実は、「保育園落ちた、日本死ね」の背景には、保育園・保育士不足ではなく、過密化というラストボスが立ちはだかっているようだ、とデータは示唆している。
○4 第2次産業就業者比率:
これもオープンデータを用いた筆者の独自指標である。就業者に占める第2次産業就業者の割合が高いほど、出生率が高くなる。他の影響を除いても、この条件が残る、ということは今後、前向きな検討が期待されるところである。なぜ、第2次産業就業者が多いエリアで生まれるのか。本分析のほかの項目と相互に関係しないところに理由があると考えると、第2次産業就業者独特の特性(働き方など)、といったものからアプローチすることが大切であろう。
○5 1住宅あたり延べ面積(1%水準でも有意、ただし負に影響):
意外な結果の一つであるが、過密化が出生率にマイナスの影響をもつこととあわせて慎重に考える必要がある。この項目のみの結果としては「大邸宅になるほど生まれない」ことを示している。しかし、前章の1対1分析の相関分析結果は反対の方向性を示している。実は、重回帰分析ではデータの制約上、小笠原諸島など島についてのデータが省略されている(51エリアのデータ)。つまり、諸島部をのぞいた結果、であることは指摘しておきたい 。
諸島部を除く東京都においては「満員列車の中では子どもは生まれないが、かといって東京ドームで生まれやすくなるわけではない」ということのようにも思える。
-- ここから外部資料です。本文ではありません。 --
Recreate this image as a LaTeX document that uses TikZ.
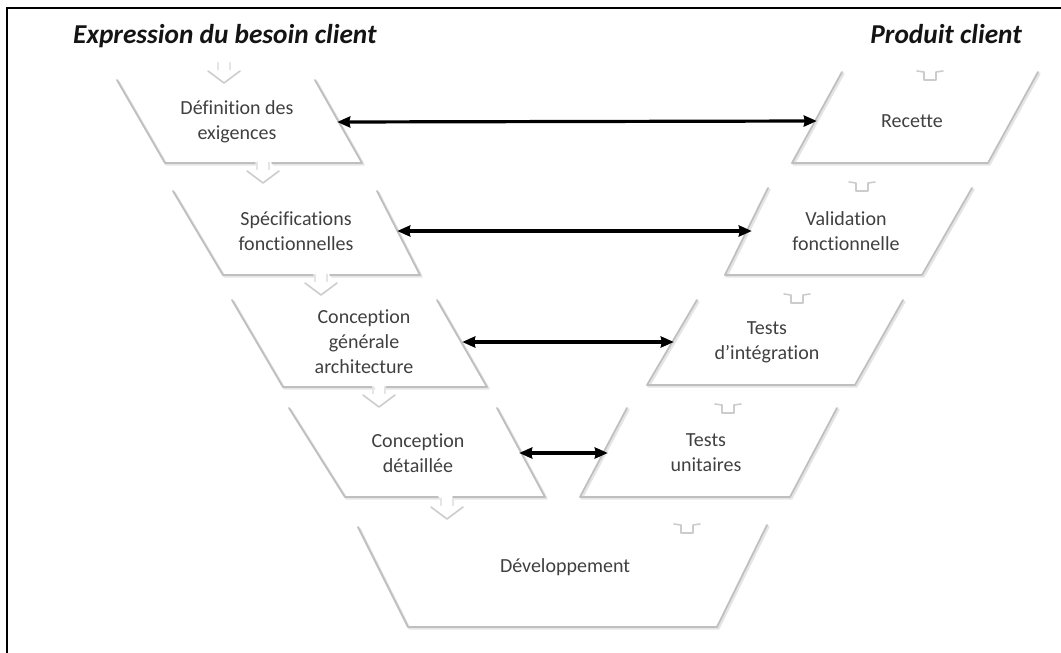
\documentclass[tikz,border=0pt]{standalone}
\usepackage{fontspec}
\setmainfont[Ligatures=NoCommon]{Carlito}
\usetikzlibrary{arrows.meta}
\begin{document}
\begin{tikzpicture}[x=1pt,y=-1pt,
  lbl/.style={font=\fontsize{20}{25}\selectfont, text=black!75, align=center, inner sep=0pt},
  ttl/.style={font=\fontsize{27.3}{30}\selectfont\bfseries\itshape, text=black!92, inner sep=0pt},
  side/.style={draw=black!25, line width=1.8pt, line cap=round, line join=round},
  shade/.style={draw=black!10, line width=2.4pt, line cap=round, line join=round},
  chev/.style={draw=black!20, line width=1.6pt, line cap=round, line join=round},
  faint/.style={draw=black!10, line width=1.2pt},
  dbl/.style={line width=3.2pt, {Stealth[length=13pt,width=11pt,inset=1pt]}-{Stealth[length=13pt,width=11pt,inset=1pt]}},
]
\useasboundingbox (0,0) rectangle (1061,653);
\draw[line width=2pt] (6.5,653) -- (6.5,8) -- (1061,8);

% titles
\node[ttl, anchor=base west] (t1) at (73,43) {Expression du besoin client};
\node[ttl, anchor=base east] (t2) at (1022,43) {Produit client};

% left boxes
\foreach \a/\b/\c/\d/\e/\f/\ty/\by in {117/165/255/272/362/315/80/163, 173/223/313/330/420/377/191/275, 232/283/373/385/487/437/300/387, 289/345/438/453/545/497/408/497}{
  \draw[shade] ([shift={(1.5,1.5)}]\a,\ty) -- ([shift={(1.5,1.5)}]\b,\by) -- ([shift={(1.5,1.5)}]\c,\by);
  \draw[shade] ([shift={(1.5,1.5)}]\d,\by) -- ([shift={(1.5,1.5)}]\e,\by) -- ([shift={(1.5,1.5)}]\f,\ty);
  \draw[side] (\a,\ty) -- (\b,\by) -- (\c,\by);
  \draw[side] (\d,\by) -- (\e,\by) -- (\f,\ty);
}
% bottom box
\draw[shade] (359.5,528.5) -- (409.5,628.5) -- (718.5,628.5) -- (768.5,526.5);
\draw[side] (358,527) -- (408,627) -- (717,627) -- (767,525);

% right boxes
\foreach \a/\b/\c/\d/\ty/\by in {842/792/988/1038/72/163, 768/725/922/972/188/275, 697/647/855/903/300/385, 627/580/790/837/408/497}{
  \draw[shade] ([shift={(1.5,1.5)}]\a,\ty) -- ([shift={(1.5,1.5)}]\b,\by) -- ([shift={(1.5,1.5)}]\c,\by) -- ([shift={(1.5,1.5)}]\d,\ty);
  \draw[side] (\a,\ty) -- (\b,\by) -- (\c,\by) -- (\d,\ty);
}

% down chevrons
\foreach \cx/\cy in {224/71, 263/171, 321/283, 379/395, 447/507}{
  \draw[faint] (\cx-6,\cy-9) -- (\cx-6,\cy-1) (\cx+6,\cy-9) -- (\cx+6,\cy-1);
  \draw[chev] (\cx-16,\cy) -- (\cx,\cy+12) -- (\cx+16,\cy);
}
% up arrows
\foreach \cx/\cy in {930/71, 862/182, 797/294, 728/404, 687/524}{
  \draw[chev] (\cx-13,\cy) -- (\cx-6,\cy+1) -- (\cx-6,\cy+9) -- (\cx+6,\cy+9) -- (\cx+6,\cy+1) -- (\cx+13,\cy);
}

% labels
\node[lbl, minimum width=200pt] (def) at (237,122) {Définition des\\exigences};
\node[lbl, minimum width=190pt] (rec) at (912,121) {Recette};
\node[lbl, minimum width=202pt] (spe) at (296,231) {Spécifications\\fonctionnelles};
\node[lbl, minimum width=188pt] (val) at (846,231) {Validation\\fonctionnelle};
\node[lbl, minimum width=196pt] (cge) at (364,342) {Conception\\générale\\architecture};
\node[lbl, minimum width=186pt] (tin) at (767,342) {Tests\\d’intégration};
\node[lbl, minimum width=202pt] (cde) at (418,453) {Conception\\détaillée};
\node[lbl, minimum width=196pt] (tun) at (706,453) {Tests\\unitaires};
\node[lbl] (dev) at (565,567) {Développement};

% connectors
\draw[dbl] (def.east) -- (rec.west);
\draw[dbl] (spe.east) -- (val.west);
\draw[dbl] (cge.east) -- (tin.west);
\draw[dbl] (cde.east) -- (tun.west);
\end{tikzpicture}
\end{document}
ここからは東京都に住む1児をもつ有業の母親としての筆者の全くの私見であるが「ある一定の広さ以上やみくもに大きな家を与えられても、その家事の管理が女性任せであるならば負担でしかない」というように読めなくもない。
○6 飲食店数:
最新時点の分析では、飲食店が多い方が出生率は上昇する、との結果である。共働きカップル世帯の増加との関係性考えていてもよいのではないだろうか。上の住宅面積の話(○5)さらには下に示す○8とあわせて考えると、現代では家事負担が少ないほど、子どもは生まれるのかもしれない(女性の家事負担意識と言うものが裏の支配要因である可能性)。
○7 薬剤師数(1%水準でも有意):
意外なことに薬剤師が多いエリアほど出生率が低くなる。薬剤師は医療機関や介護施設とセットで存在しているため、図表1の逆三角の人口ピラミッド構造から考えるとお年寄りが多いエリアに多く存在している可能性が高い。ただし、65歳以上人口割合と出生率が1対1の分析では関係が高くなかったことから、「薬剤師を必要とする人が多いエリアでは出生率が低くなる」という指摘にとどめておくこととしたい。ちなみにこの指標も、1%水準でも有意であるとの結果であり、出生率への強い支配力を示唆する項目となった。
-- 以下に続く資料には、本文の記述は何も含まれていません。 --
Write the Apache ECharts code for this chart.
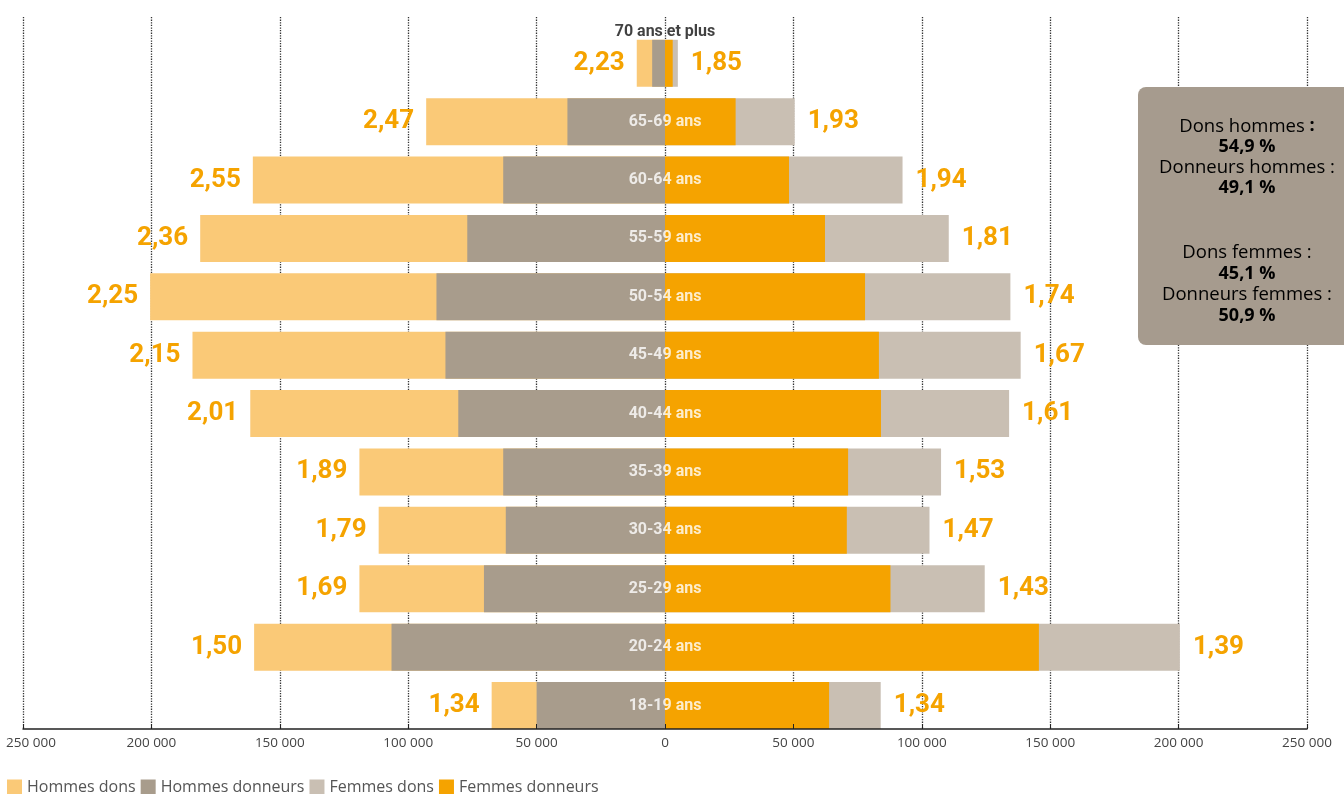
<!DOCTYPE html>
<html>
<head>
<meta charset="utf-8">
<script src="https://cdn.jsdelivr.net/npm/echarts@6/dist/echarts.min.js"></script>
<style>
  html, body { margin: 0; padding: 0; background: #fff; }
  #chart { width: 1344px; height: 794px; }
</style>
</head>
<body>
<div id="chart"></div>
<script>
// tranches d'age, du haut vers le bas
const categories = ["70 ans et plus", "65-69 ans", "60-64 ans", "55-59 ans", "50-54 ans", "45-49 ans",
  "40-44 ans", "35-39 ans", "30-34 ans", "25-29 ans", "20-24 ans", "18-19 ans"];
const hommesDons = [11000, 93000, 160500, 181000, 200500, 184000, 161500, 119000, 111500, 119000, 160000, 67500];
const hommesDonneurs = [5000, 38000, 63000, 77000, 89000, 85500, 80500, 63000, 62000, 70500, 106500, 50000];
const femmesDons = [5000, 50500, 92500, 110500, 134500, 138500, 134000, 107500, 103000, 124500, 200500, 84000];
const femmesDonneurs = [3000, 27500, 48300, 62300, 77900, 83300, 84100, 71300, 70800, 87800, 145600, 63900];
// dons par donneur
const ratioHommes = ["2,23", "2,47", "2,55", "2,36", "2,25", "2,15", "2,01", "1,89", "1,79", "1,69", "1,50", "1,34"];
const ratioFemmes = ["1,85", "1,93", "1,94", "1,81", "1,74", "1,67", "1,61", "1,53", "1,47", "1,43", "1,39", "1,34"];
const partsHommes = ["54,9 %", "49,1 %"];
const partsFemmes = ["45,1 %", "50,9 %"];

const colors = ["#fac977", "#a89c8c", "#c9bfb3", "#f5a300"];
const ratioLabel = {
  show: true,
  color: "#f5a300",
  fontFamily: "Roboto",
  fontWeight: "bold",
  fontSize: 26
};

function fmt(v) {
  return String(Math.abs(v)).replace(/\B(?=(\d{3})+(?!\d))/g, " ");
}

// libelles des tranches, poses sur l'axe zero
const ageLabels = categories.map((c, i) => {
  const item = { value: [0, c] };
  if (i === 0) item.label = { color: "#111", offset: [0, -31] };
  return item;
});

const chart = echarts.init(document.getElementById("chart"));
chart.setOption({
  animation: false,
  textStyle: { fontFamily: "Open Sans" },
  legend: {
    left: 2,
    top: 774,
    icon: "rect",
    itemWidth: 15,
    itemHeight: 15,
    itemGap: 5,
    textStyle: { fontSize: 16, color: "#555", fontFamily: "Open Sans" },
    data: ["Hommes dons", "Hommes donneurs", "Femmes dons", "Femmes donneurs"]
  },
  grid: [
    { left: 23, right: 37, top: 17, height: 712, outerBoundsMode: "none", containLabel: false },
    { left: 23, right: 37, top: 34.1, height: 700.6, outerBoundsMode: "none", containLabel: false }
  ],
  xAxis: [
    {
      gridIndex: 0, type: "value", min: -250000, max: 250000, interval: 50000,
      axisLine: { show: false }, axisTick: { show: false }, axisLabel: { show: false },
      splitLine: { show: true, lineStyle: { color: "#333", type: "dotted", width: 1.3 } }
    },
    {
      gridIndex: 0, type: "value", position: "bottom", min: -250000, max: 250000, interval: 50000, z: 5,
      axisLine: { show: true, lineStyle: { color: "#222", width: 1.5 } },
      axisTick: { show: true, inside: true, length: 5, lineStyle: { color: "#222" } },
      splitLine: { show: false },
      axisLabel: {
        color: "#444", fontSize: 13.5, margin: 7,
        formatter: function (v) {
          return v === -250000 ? "{first|" + fmt(v) + "}" : fmt(v);
        },
        rich: { first: { fontSize: 13.5, color: "#444", padding: [0, 0, 0, 16] } }
      }
    },
    {
      gridIndex: 1, type: "value", min: -250000, max: 250000, show: false
    }
  ],
  yAxis: [
    { gridIndex: 0, type: "value", min: 0, max: 1, show: false },
    {
      gridIndex: 1, type: "category", inverse: true, data: categories,
      axisLine: { show: false }, axisTick: { show: false }, axisLabel: { show: false }
    }
  ],
  series: [
    {
      name: "Hommes dons", type: "bar", xAxisIndex: 2, yAxisIndex: 1,
      data: hommesDons.map(v => -v), barWidth: 47, barGap: "-100%",
      itemStyle: { color: colors[0] },
      label: Object.assign({}, ratioLabel, {
        position: "left", distance: 12,
        formatter: p => ratioHommes[p.dataIndex]
      })
    },
    {
      name: "Hommes donneurs", type: "bar", xAxisIndex: 2, yAxisIndex: 1,
      data: hommesDonneurs.map(v => -v), barWidth: 47, barGap: "-100%",
      itemStyle: { color: colors[1] }
    },
    {
      name: "Femmes dons", type: "bar", xAxisIndex: 2, yAxisIndex: 1,
      data: femmesDons, barWidth: 47, barGap: "-100%",
      itemStyle: { color: colors[2] },
      label: Object.assign({}, ratioLabel, {
        position: "right", distance: 13,
        formatter: p => ratioFemmes[p.dataIndex]
      })
    },
    {
      name: "Femmes donneurs", type: "bar", xAxisIndex: 2, yAxisIndex: 1,
      data: femmesDonneurs, barWidth: 47, barGap: "-100%",
      itemStyle: { color: colors[3] }
    },
    {
      name: "ages", type: "scatter", xAxisIndex: 2, yAxisIndex: 1, z: 10,
      symbolSize: 1, itemStyle: { color: "rgba(0,0,0,0)" }, silent: true,
      data: ageLabels,
      label: {
        show: true, position: "inside", color: "#fff",
        fontFamily: "Roboto", fontWeight: "bold", fontSize: 16,
        formatter: p => p.value[1]
      }
    }
  ],
  graphic: [
    {
      type: "rect", left: 1138, top: 87, z: 20,
      shape: { width: 230, height: 258, r: 8 },
      style: { fill: "#a69b8e" }
    },
    {
      type: "text", x: 1247, y: 116, z: 21,
      style: {
        text: "{n|Dons hommes }{b|:}\n{b|" + partsHommes[0] + "}\n{n|Donneurs hommes :}\n{b|" + partsHommes[1] + "}",
        align: "center", verticalAlign: "top", lineHeight: 20.5,
        rich: {
          n: { fontFamily: "Open Sans", fontSize: 18.5, color: "#1d1d1b", lineHeight: 20.5 },
          b: { fontFamily: "Open Sans", fontSize: 18, fontWeight: "bold", color: "#1d1d1b", lineHeight: 20.5 }
        }
      }
    },
    {
      type: "text", x: 1247, y: 242, z: 21,
      style: {
        text: "{n|Dons femmes :}\n{b|" + partsFemmes[0] + "}\n{n|Donneurs femmes :}\n{b|" + partsFemmes[1] + "}",
        align: "center", verticalAlign: "top", lineHeight: 21,
        rich: {
          n: { fontFamily: "Open Sans", fontSize: 18.5, color: "#1d1d1b", lineHeight: 21 },
          b: { fontFamily: "Open Sans", fontSize: 18, fontWeight: "bold", color: "#1d1d1b", lineHeight: 21 }
        }
      }
    }
  ]
});
</script>
</body>
</html>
○8 15歳未満人口における保育所在所児童比率(1%水準でも有意):
これも筆者の独自指標である。そのエリアの子ども人口のうち保育園児が多いほど、出生率が高くなる。文部科学省の学校基本調査によれば、幼稚園児は年々減少し、一方で厚生労働省の調査では、保育園児童は年々増加している。つまり、15歳未満の人口における保育園児の割合は、そのエリアにおける15年間の保育園利用のトレンドを示している、ともいえる。保育園利用が進んでいる、つまりは保護者が有業である割合が高いエリアほど出生率が高い、ということであろう。この指標も、1%水準でも有意であるとの結果であり、出生率への強い支配力を示唆する項目となった。